Copy everything in the data below exactly except the pictures.

**STORED DATA:**
--------------------------------------------------

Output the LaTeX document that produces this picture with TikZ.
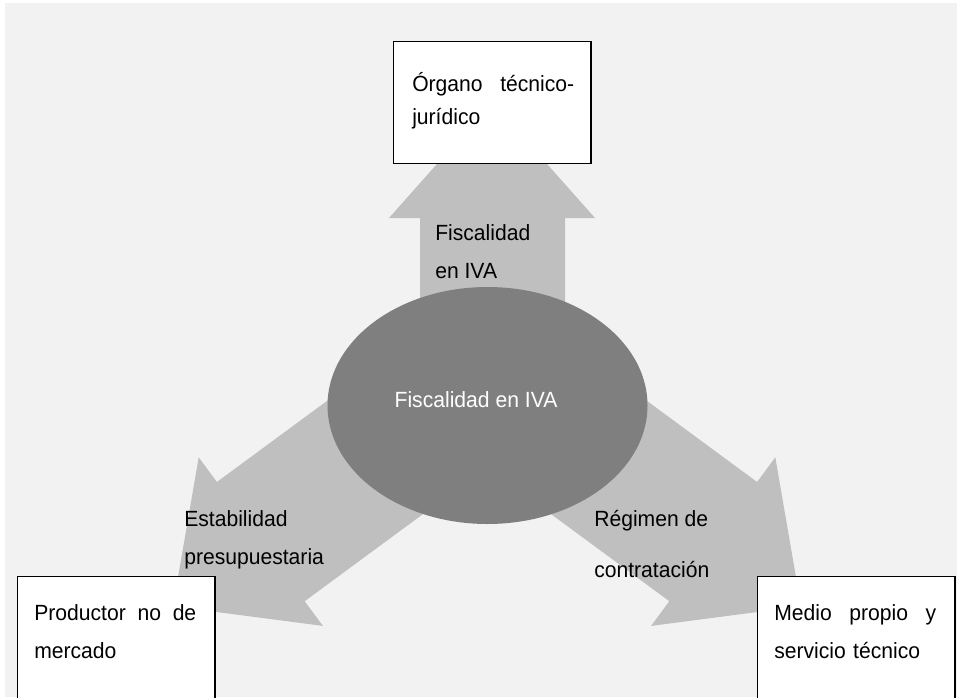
\documentclass[tikz,border=0pt]{standalone}
\usepackage{fontspec}
\setmainfont{Liberation Sans}[FakeStretch=0.96]
\definecolor{ivaback}{RGB}{242,242,242}
\definecolor{ivaarrow}{RGB}{191,191,191}
\definecolor{ivacore}{RGB}{127,127,127}
\usetikzlibrary{positioning,shapes.geometric}

\begin{document}
\begin{tikzpicture}[x=0.75pt,y=-0.75pt,
    every node/.style={font=\fontsize{16.5}{28.5}\selectfont},
    sidebox/.style={draw=black,line width=0.9pt,fill=white,minimum width=148pt,
      inner sep=0pt,anchor=north west},
    boxtext/.style={text width=121.5pt,align=left,inner sep=0pt,anchor=base west},
    arrowtext/.style={align=left,inner sep=0pt,anchor=base west}]
  \useasboundingbox (0,0) rectangle (957,697);
  \clip (0,0) rectangle (957,697);
  \fill[ivaback] (5,3) rectangle (957,697);
  \fill[ivaarrow] (420,375) -- (420,218) -- (389,218) -- (492,102) -- (595,218)
    -- (565,218) -- (565,375) -- cycle;
  \fill[ivaarrow] (443.1,315.4) -- (216.9,482.0) -- (198.7,457.3) -- (173,606.3)
    -- (322.9,625.9) -- (304.7,601.2) -- (530.9,434.6) -- cycle;
  \fill[ivaarrow] (530.9,315.4) -- (757.1,482.0) -- (775.3,457.3) -- (801,606.3)
    -- (651.1,625.9) -- (669.3,601.2) -- (443.1,434.6) -- cycle;
  \node[ellipse,fill=ivacore,minimum width=240pt,minimum height=177.75pt,
        inner sep=0pt] (fiscal) at (487.5,405.5) {};
  \node[text=white,inner sep=0pt,anchor=base] (fiscaltxt) at (476,407) {Fiscalidad en IVA};
  \node[sidebox,minimum height=91.5pt] (organo) at (393,41) {};
  \node[sidebox,minimum height=105pt] (productor) at (17,576) {};
  \node[sidebox,minimum height=105pt] (medio) at (757,576) {};
  \node[boxtext] (organotxt) at (412,91) {Órgano\hfill técnico-\\[-3.75pt]jurídico};
  \node[boxtext] (productortxt) at (34,620) {Productor\hfill no\hfill de\\mercado};
  \node[boxtext] (mediotxt) at (774,620) {Medio\hfill propio\hfill y\\servicio técnico};
  \node[arrowtext] (organolbl) at (435,278) {Fiscalidad\\en IVA};
  \node[arrowtext] (productorlbl) at (184,564) {Estabilidad\\presupuestaria};
  \node[arrowtext] (mediolbl) at (594,577) {Régimen de\\[9.75pt]contratación};
\end{tikzpicture}
\end{document}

--------------------------------------------------

**ANSWER:**
Output the LaTeX document that produces this picture with TikZ.
\documentclass[tikz,border=0pt]{standalone}
\usepackage{fontspec}
\setmainfont{Liberation Sans}[FakeStretch=0.96]
\definecolor{ivaback}{RGB}{242,242,242}
\definecolor{ivaarrow}{RGB}{191,191,191}
\definecolor{ivacore}{RGB}{127,127,127}
\usetikzlibrary{positioning,shapes.geometric}

\begin{document}
\begin{tikzpicture}[x=0.75pt,y=-0.75pt,
    every node/.style={font=\fontsize{16.5}{28.5}\selectfont},
    sidebox/.style={draw=black,line width=0.9pt,fill=white,minimum width=148pt,
      inner sep=0pt,anchor=north west},
    boxtext/.style={text width=121.5pt,align=left,inner sep=0pt,anchor=base west},
    arrowtext/.style={align=left,inner sep=0pt,anchor=base west}]
  \useasboundingbox (0,0) rectangle (957,697);
  \clip (0,0) rectangle (957,697);
  \fill[ivaback] (5,3) rectangle (957,697);
  \fill[ivaarrow] (420,375) -- (420,218) -- (389,218) -- (492,102) -- (595,218)
    -- (565,218) -- (565,375) -- cycle;
  \fill[ivaarrow] (443.1,315.4) -- (216.9,482.0) -- (198.7,457.3) -- (173,606.3)
    -- (322.9,625.9) -- (304.7,601.2) -- (530.9,434.6) -- cycle;
  \fill[ivaarrow] (530.9,315.4) -- (757.1,482.0) -- (775.3,457.3) -- (801,606.3)
    -- (651.1,625.9) -- (669.3,601.2) -- (443.1,434.6) -- cycle;
  \node[ellipse,fill=ivacore,minimum width=240pt,minimum height=177.75pt,
        inner sep=0pt] (fiscal) at (487.5,405.5) {};
  \node[text=white,inner sep=0pt,anchor=base] (fiscaltxt) at (476,407) {Fiscalidad en IVA};
  \node[sidebox,minimum height=91.5pt] (organo) at (393,41) {};
  \node[sidebox,minimum height=105pt] (productor) at (17,576) {};
  \node[sidebox,minimum height=105pt] (medio) at (757,576) {};
  \node[boxtext] (organotxt) at (412,91) {Órgano\hfill técnico-\\[-3.75pt]jurídico};
  \node[boxtext] (productortxt) at (34,620) {Productor\hfill no\hfill de\\mercado};
  \node[boxtext] (mediotxt) at (774,620) {Medio\hfill propio\hfill y\\servicio técnico};
  \node[arrowtext] (organolbl) at (435,278) {Fiscalidad\\en IVA};
  \node[arrowtext] (productorlbl) at (184,564) {Estabilidad\\presupuestaria};
  \node[arrowtext] (mediolbl) at (594,577) {Régimen de\\[9.75pt]contratación};
\end{tikzpicture}
\end{document}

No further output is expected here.